In den letzten Tagen haben die israelischen Verteidigungsstreitkräfte (IDF) mehrfach Unifil angegriffen, Kameras beschädigt, direkt auf Friedenstruppen geschossen und am 13. Oktober sind zwei israelische Panzer 45 Minuten lang auf ein UN-Gelände vorgedrungen und haben Rauchbomben gezündet.

Am selben Tag forderte Israel die Unifil auf, sich fünf Kilometer von der Blauen Linie, der De-facto-Grenze zwischen Israel und dem Libanon, zurückzuziehen, um sie "aus der Gefahrenzone" zu bringen.

Bei jedem Vorfall behauptete die IDF entweder, in Selbstverteidigung gegen die Hisbollah gehandelt zu haben, oder es habe sich um einen Unfall gehandelt. Diese Erklärungen haben den Rest der Welt nicht überzeugt.

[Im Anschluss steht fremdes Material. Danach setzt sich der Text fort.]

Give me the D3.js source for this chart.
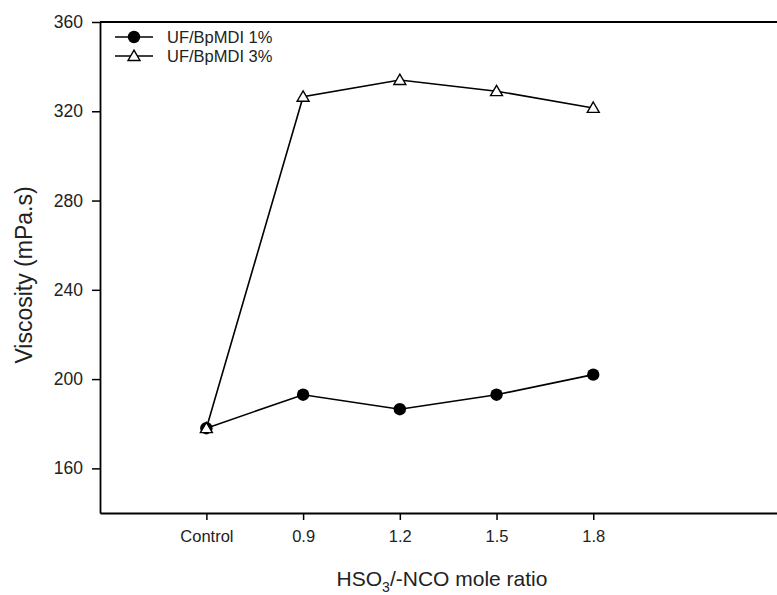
<!DOCTYPE html>
<html><head><meta charset="utf-8">
<script src="https://cdn.jsdelivr.net/npm/d3@7/dist/d3.min.js"></script>
<style>body{margin:0;background:#fff}svg{display:block}svg text{font-family:"Liberation Sans",Arial,sans-serif}</style>
</head><body>
<svg id="c" width="777" height="595"></svg>
<script>
const categories = ["Control", "0.9", "1.2", "1.5", "1.8"];
const series1Name = "UF/BpMDI 1%";
const series3Name = "UF/BpMDI 3%";
const series1 = [178, 193, 186.5, 193, 202];
const series3 = [178, 326.5, 334, 329, 321.5];
const yTicks = [160, 200, 240, 280, 320, 360];

const svg = d3.select("#c");
const L = 100, R = 777, T = 22, B = 513;
const x = d3.scaleLinear().domain([-1.1, 5.9]).range([L, R]);
const y = d3.scaleLinear().domain([140, 360]).range([B, T]);

// frame top
svg.append("line").attr("x1", L).attr("x2", R).attr("y1", T).attr("y2", T)
  .attr("stroke", "#000").attr("stroke-width", 1.8);

const xa = svg.append("g").attr("transform", `translate(0,${B})`)
  .call(d3.axisBottom(x).tickValues(d3.range(categories.length)).tickFormat(i => categories[i])
    .tickSizeInner(7).tickSizeOuter(0).tickPadding(10));
const ya = svg.append("g").attr("transform", `translate(${L},0)`)
  .call(d3.axisLeft(y).tickValues(yTicks).tickSizeInner(8).tickSizeOuter(0).tickPadding(9));
[xa, ya].forEach(g => {
  g.attr("font-family", null);
  g.select(".domain").attr("stroke-width", 1.8);
  g.selectAll(".tick line").attr("stroke-width", 1.5);
  g.selectAll("text").attr("fill", "#222");
});
xa.selectAll("text").attr("font-size", 16.5);
ya.selectAll("text").attr("font-size", 17.5);

const line = d3.line().x((d, i) => x(i)).y(d => y(d));
svg.append("path").datum(series1).attr("d", line).attr("fill", "none").attr("stroke", "#000").attr("stroke-width", 1.6);
svg.append("path").datum(series3).attr("d", line).attr("fill", "none").attr("stroke", "#000").attr("stroke-width", 1.6);

svg.selectAll("circle.s1").data(series1).join("circle").attr("class", "s1")
  .attr("cx", (d, i) => x(i)).attr("cy", d => y(d)).attr("r", 6.2).attr("fill", "#000");
const tri = d3.symbol().type(d3.symbolTriangle).size(62);
svg.selectAll("path.s3").data(series3).join("path").attr("class", "s3")
  .attr("d", tri).attr("transform", (d, i) => `translate(${x(i)},${y(d) + 1})`)
  .attr("fill", "#fff").attr("stroke", "#000").attr("stroke-width", 1.4);

// legend
const leg = [{name: series1Name, t: "c", yy: 37}, {name: series3Name, t: "t", yy: 56}];
leg.forEach(l => {
  const g = svg.append("g");
  g.append("line").attr("x1", 115).attr("x2", 153).attr("y1", l.yy).attr("y2", l.yy)
    .attr("stroke", "#000").attr("stroke-width", 1.6);
  if (l.t === "c") g.append("circle").attr("cx", 134).attr("cy", l.yy).attr("r", 6.2).attr("fill", "#000");
  else g.append("path").attr("d", tri).attr("transform", `translate(134,${l.yy + 1})`)
    .attr("fill", "#fff").attr("stroke", "#000").attr("stroke-width", 1.4);
  g.append("text").attr("x", 167).attr("y", l.yy + 5.5).attr("font-size", 16.5).attr("fill", "#222").text(l.name);
});

// axis titles
svg.append("text").attr("transform", "translate(32,275) rotate(-90)").attr("text-anchor", "middle")
  .attr("font-size", 23).attr("fill", "#222").text("Viscosity (mPa.s)");
const xt = svg.append("text").attr("x", 442).attr("y", 586).attr("text-anchor", "middle")
  .attr("font-size", 21).attr("fill", "#222");
xt.append("tspan").text("HSO");
xt.append("tspan").attr("font-size", 14).attr("dy", 6).text("3");
xt.append("tspan").attr("dy", -6).text("/-NCO mole ratio");
</script>
</body></html>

Die USA, mehrere europäische Länder und die EU haben erklärt, dass UN-Friedenstruppen nicht angegriffen werden dürfen. Der Generalsekretär der Vereinten Nationen, António Guterres, ist der Ansicht, dass diese Angriffe Kriegsverbrechen darstellen könnten und sowohl gegen das Völkerrecht als auch gegen das humanitäre Völkerrecht verstoßen.

Libanon: 337 Tote UN-Soldaten seit 1978

Seit 1978 hat Unifil 337 Friedenssoldaten verloren, was den Libanon in menschlicher Hinsicht zur kostspieligsten aller UN-Friedensmissionen.

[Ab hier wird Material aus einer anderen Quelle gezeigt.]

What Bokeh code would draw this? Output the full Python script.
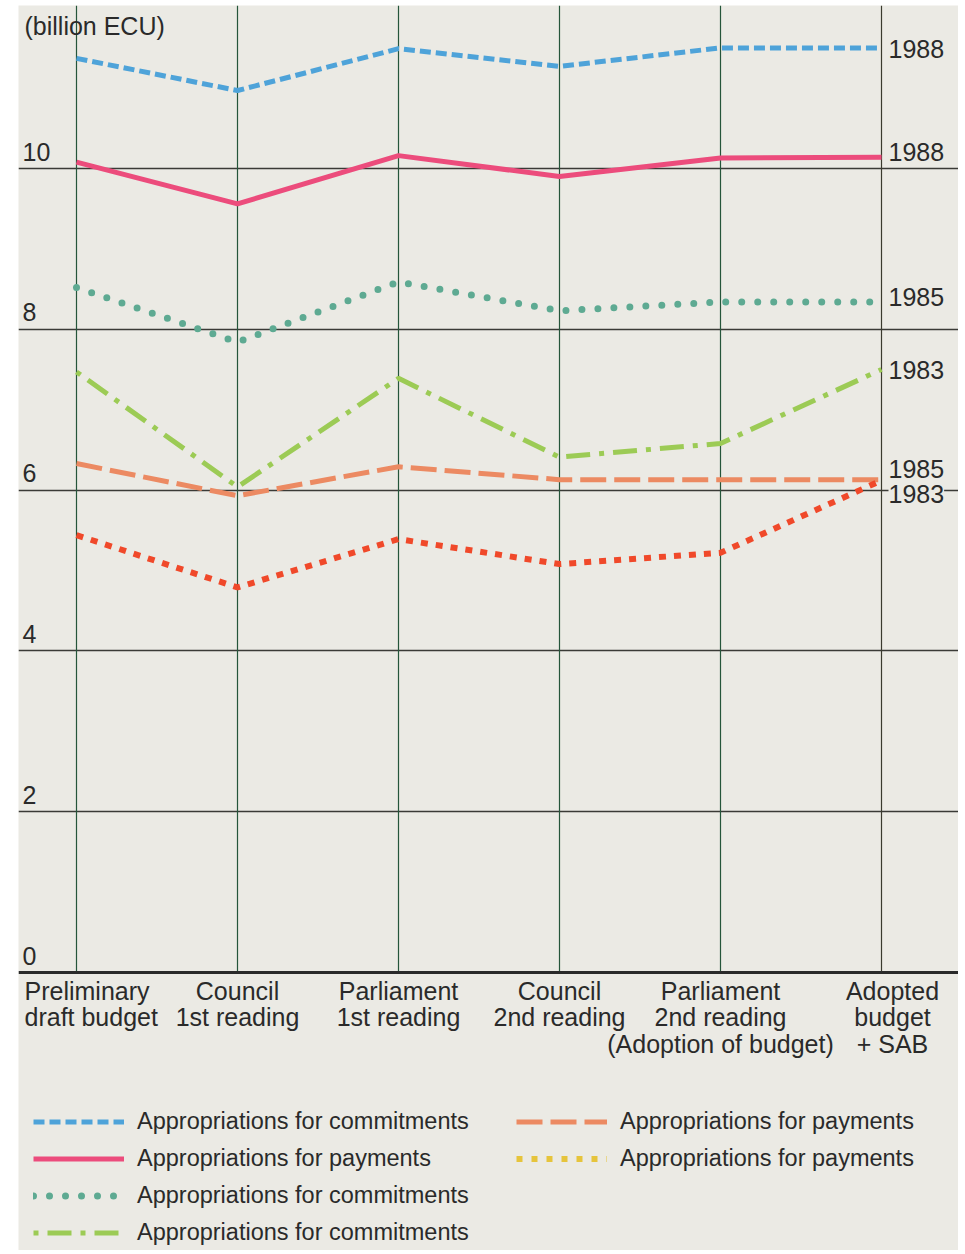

Doch trotz dieser Risiken ist sie geblieben. Während des gesamten Einsatzes wurde Unifil von der israelischen Armee direkt und über eine Stellvertreterarmee, die Südlibanesische Armee (SLA), unter Druck gesetzt. Infolgedessen hat Unifil eine starke institutionelle Erinnerung daran, unter den schlimmsten Umständen zu bleiben, was es unwahrscheinlich macht, dass sie einen Rückzug empfehlen würde.

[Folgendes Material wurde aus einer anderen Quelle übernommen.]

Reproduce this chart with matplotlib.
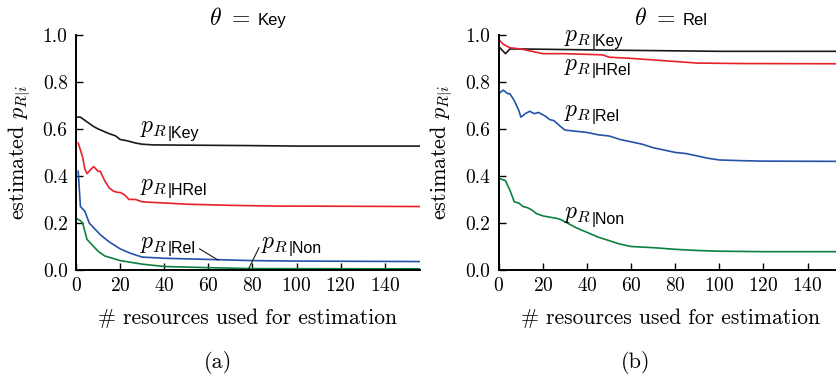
import numpy as np
import matplotlib
matplotlib.use("Agg")
import matplotlib.pyplot as plt

plt.rcParams['font.family'] = 'serif'
plt.rcParams['font.serif'] = ['cmr10', 'DejaVu Serif']
plt.rcParams['mathtext.fontset'] = 'cm'
plt.rcParams['axes.formatter.use_mathtext'] = True

# panel (a): theta = Key
a_key_x = [0, 2, 5, 8, 10, 15, 18, 20, 23, 27, 30, 35, 50, 80, 100, 156]
a_key_y = [0.65, 0.65, 0.63, 0.61, 0.60, 0.58, 0.57, 0.555, 0.55, 0.54, 0.535, 0.532, 0.531, 0.529, 0.527, 0.527]
a_hrel_x = [1, 2, 3, 4, 5, 6, 8, 10, 11, 13, 15, 17, 19, 20, 22, 24, 27, 30, 40, 50, 70, 90, 156]
a_hrel_y = [0.54, 0.51, 0.48, 0.43, 0.41, 0.42, 0.44, 0.42, 0.42, 0.38, 0.35, 0.335, 0.33, 0.33, 0.32, 0.30, 0.30, 0.29, 0.285, 0.28, 0.275, 0.272, 0.27]
a_rel_x = [1, 2, 4, 6, 8, 11, 15, 20, 25, 30, 40, 60, 80, 100, 156]
a_rel_y = [0.42, 0.27, 0.25, 0.20, 0.18, 0.15, 0.12, 0.09, 0.07, 0.055, 0.05, 0.045, 0.04, 0.038, 0.036]
a_non_x = [0, 2, 3, 5, 8, 10, 13, 20, 30, 40, 60, 80, 156]
a_non_y = [0.22, 0.21, 0.20, 0.13, 0.10, 0.08, 0.06, 0.04, 0.025, 0.015, 0.01, 0.006, 0.005]

# panel (b): theta = Rel
b_key_x = [0, 2, 3, 5, 10, 50, 100, 156]
b_key_y = [0.95, 0.93, 0.92, 0.94, 0.94, 0.935, 0.93, 0.93]
b_hrel_x = [0, 2, 5, 10, 15, 20, 30, 47, 50, 60, 75, 90, 110, 156]
b_hrel_y = [0.98, 0.96, 0.945, 0.94, 0.93, 0.92, 0.92, 0.915, 0.905, 0.90, 0.89, 0.88, 0.878, 0.877]
b_rel_x = [0, 2, 4, 5, 7, 9, 10, 12, 14, 16, 18, 21, 23, 25, 28, 30, 35, 40, 45, 50, 55, 60, 65, 70, 75, 80, 85, 90, 95, 100, 110, 120, 156]
b_rel_y = [0.75, 0.765, 0.75, 0.75, 0.72, 0.68, 0.65, 0.665, 0.675, 0.665, 0.67, 0.655, 0.64, 0.635, 0.61, 0.595, 0.59, 0.585, 0.575, 0.57, 0.555, 0.545, 0.535, 0.52, 0.51, 0.50, 0.495, 0.485, 0.475, 0.468, 0.465, 0.463, 0.462]
b_non_x = [0, 3, 5, 7, 9, 11, 13, 15, 17, 20, 23, 26, 28, 31, 35, 40, 45, 50, 55, 60, 70, 80, 90, 100, 120, 156]
b_non_y = [0.39, 0.38, 0.34, 0.29, 0.285, 0.27, 0.265, 0.255, 0.24, 0.23, 0.225, 0.22, 0.215, 0.20, 0.18, 0.16, 0.14, 0.125, 0.11, 0.10, 0.095, 0.088, 0.083, 0.08, 0.078, 0.078]

xticks = [0, 20, 40, 60, 80, 100, 120, 140]
yticks = [0.0, 0.2, 0.4, 0.6, 0.8, 1.0]

c_key, c_hrel, c_rel, c_non = '#1a1a1a', '#e8202a', '#2553a8', '#0d8040'
sans = 'Liberation Sans'

fig = plt.figure(figsize=(8.37, 3.83), dpi=100)
ax1 = fig.add_axes([0.0908, 0.295, 0.411, 0.614])
ax2 = fig.add_axes([0.596, 0.295, 0.411, 0.614])


def style(ax, title, tx, tx2):
    ax.set_xlim(0, 156)
    ax.set_ylim(0, 1.0)
    ax.set_xticks(xticks)
    ax.set_yticks(yticks)
    ax.set_yticklabels(['%.1f' % v for v in yticks])
    ax.tick_params(direction='in', length=5, width=1, labelsize=14)
    ax.tick_params(axis='x', pad=5)
    ax.tick_params(axis='y', pad=6)
    for s in ['top', 'right']:
        ax.spines[s].set_visible(False)
    for s in ['left', 'bottom']:
        ax.spines[s].set_linewidth(1.4)
    ax.set_xlabel('# resources used for estimation', fontsize=15.5, labelpad=10)
    ax.set_ylabel(r'estimated $p_{R|i}$', fontsize=16, labelpad=8)
    ax.text(tx, 1.043, r'$\theta\ =$', fontsize=17, ha='right', va='baseline',
            transform=ax.transAxes)
    ax.text(tx2, 1.043, title, fontsize=12, ha='left', va='baseline',
            family=sans, transform=ax.transAxes)


def label(ax, x, y, name):
    t = ax.text(x, y, r'$p_R$', fontsize=17, va='baseline')
    ax.annotate('|' + name, xy=(1, 0), xycoords=t, xytext=(0.3, 1.2),
                textcoords='offset points', fontsize=11.5, family=sans,
                va='baseline', ha='left')


lw = 1.2
ax1.plot(a_key_x, a_key_y, color=c_key, lw=lw)
ax1.plot(a_hrel_x, a_hrel_y, color=c_hrel, lw=lw)
ax1.plot(a_rel_x, a_rel_y, color=c_rel, lw=lw)
ax1.plot(a_non_x, a_non_y, color=c_non, lw=lw)
style(ax1, 'Key', 0.506, 0.529)
label(ax1, 29, 0.585, 'Key')
label(ax1, 29, 0.34, 'HRel')
label(ax1, 29, 0.095, 'Rel')
label(ax1, 84, 0.095, 'Non')
ax1.plot([56, 64.5], [0.09, 0.042], color='#1a1a1a', lw=0.8)
ax1.plot([83, 78], [0.095, 0.0], color='#1a1a1a', lw=0.8)

ax2.plot(b_key_x, b_key_y, color=c_key, lw=lw)
ax2.plot(b_hrel_x, b_hrel_y, color=c_hrel, lw=lw)
ax2.plot(b_rel_x, b_rel_y, color=c_rel, lw=lw)
ax2.plot(b_non_x, b_non_y, color=c_non, lw=lw)
style(ax2, 'Rel', 0.512, 0.535)
label(ax2, 29.5, 0.975, 'Key')
label(ax2, 29.5, 0.85, 'HRel')
label(ax2, 29.5, 0.655, 'Rel')
label(ax2, 29.5, 0.22, 'Non')

fig.text(218 / 837, 1 - 362 / 383, '(a)', fontsize=16, ha='center', va='center')
fig.text(636 / 837, 1 - 362 / 383, '(b)', fontsize=16, ha='center', va='center')

fig.savefig('out.png', dpi=100)
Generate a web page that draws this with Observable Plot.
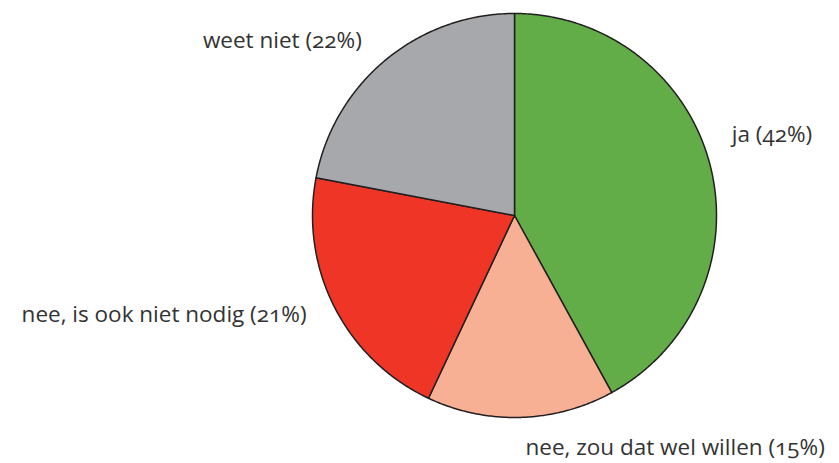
<!DOCTYPE html>
<html>
<head>
<meta charset="utf-8">
<script src="https://cdn.jsdelivr.net/npm/d3@7"></script>
<script src="https://cdn.jsdelivr.net/npm/@observablehq/plot@0.6"></script>
<style>
  html, body { margin: 0; padding: 0; background: #fff; }
  #chart svg { display: block; }
  #chart text { font-variant-numeric: oldstyle-nums; font-feature-settings: "onum" 1; }
</style>
</head>
<body>
<div id="chart"></div>
<script>
const categories = ["ja", "nee, zou dat wel willen", "nee, is ook niet nodig", "weet niet"];
const values = [42, 15, 21, 22];
const colors = ["#62ad47", "#f8b094", "#ee3526", "#a7a8ab"];
const labelNudgeX = [2, 4, -10, -11];
const labelNudgeY = [-25, 10, -2, -3];

const total = d3.sum(values);
const slices = [];
let acc = 0;
values.forEach((v, i) => {
  const a0 = acc / total * 2 * Math.PI;
  acc += v;
  const a1 = acc / total * 2 * Math.PI;
  const pts = [{x: 0, y: 0}];
  const n = Math.max(2, Math.ceil((a1 - a0) / (Math.PI / 360)));
  for (let k = 0; k <= n; k++) {
    const a = a0 + (a1 - a0) * k / n;
    pts.push({x: Math.sin(a), y: Math.cos(a)});
  }
  pts.push({x: 0, y: 0});
  const mid = (a0 + a1) / 2;
  slices.push({cat: categories[i], value: v, color: colors[i], pts, mid});
});

const marks = [];
slices.forEach(s => {
  marks.push(Plot.line(s.pts, {x: "x", y: "y", fill: s.color, stroke: "#231f20", strokeWidth: 1.5, strokeLinejoin: "round", curve: "linear"}));
});
slices.forEach((s, i) => {
  const r = 1.1;
  const lx = Math.sin(s.mid) * r, ly = Math.cos(s.mid) * r;
  const anchor = Math.abs(lx) < 0.2 ? "start" : (lx > 0 ? "start" : "end");
  marks.push(Plot.text([{x: lx, y: ly, t: `${s.cat} (${s.value}%)`}], {
    x: "x", y: "y", text: "t", textAnchor: anchor,
    dx: labelNudgeX[i], dy: labelNudgeY[i],
    fontSize: 22.5, fill: "#333333", fontFamily: "'Open Sans', sans-serif"
  }));
});

const chart = Plot.plot({
  width: 839,
  height: 463,
  marginLeft: 312,
  marginRight: 123,
  marginTop: 13,
  marginBottom: 46,
  x: {domain: [-1, 1], axis: null},
  y: {domain: [-1, 1], axis: null},
  style: {background: "#fff", overflow: "visible"},
  marks
});
document.getElementById("chart").appendChild(chart);
</script>
</body>
</html>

Ferner ist sich der Sicherheitsrat bewusst, dass bei einem Rückzug von Unifil aus der Region in Zukunft wahrscheinlich ein anderer UN-geführter Konfliktlösungsmechanismus erforderlich sein wird. Ebendarum wurden die Unifil-Mandate immer wieder verlängert, wenn auch manchmal nur für drei Monate oder weniger.

Die größte Bedrohung für den Unifil-Einsatz besteht darin, dass ein oder mehrere Truppenstellerländer entscheiden, dass die Risiken zu hoch sind und ihre Kontingente abziehen. Die Unifil-Mission nach 2006 umfasst die größte Anzahl europäischer Truppenkontingente aller Friedensmissionen weltweit, wobei die größten Beitragsländer Italien, Spanien, Irland und Frankreich sind.

Die beiden Sektoren der Mission – Sektor West und Sektor Ost – werden von Italien bzw. Spanien geleitet. Die größten Nicht-EU-Truppensteller sind Indien, Ghana, Indonesien und Malaysia. Sollte eines oder mehrere dieser Länder beschließen, Truppen abzuziehen, könnte dies eine Neubewertung der Einsatzfähigkeit der Mission auslösen.

Bei einem Abzug von Unifil ist zu bedenken, dass die Stützpunkte der Truppe über eine große Menge an teurer Ausrüstung verfügen, die sich zum großen Teil im Besitz der truppenstellenden Länder befindet. Die logistische Herausforderung, Truppen und Ausrüstung in ein Kampfgebiet zu verlegen, wäre sehr schwierig und gefährlich.

Trotz der heftigen Kämpfe sind noch viele Zivilisten vor Ort. Die Zahl der Opfer der Feindseligkeiten wird derzeit auf 2.306 Tote und 10.698 Verletzte geschätzt.

Die Präsenz von Unifil ist nach wie vor unerlässlich, um die Feindseligkeiten zu überwachen und, wo immer möglich, Schutz für die Zivilbevölkerung und humanitäre Hilfe zu leisten. Um dies zu ermöglichen, müssen die Verbündeten Israels weiterhin Druck ausüben, damit die israelischen Streitkräfte alle Angriffe auf Unifil einstellen.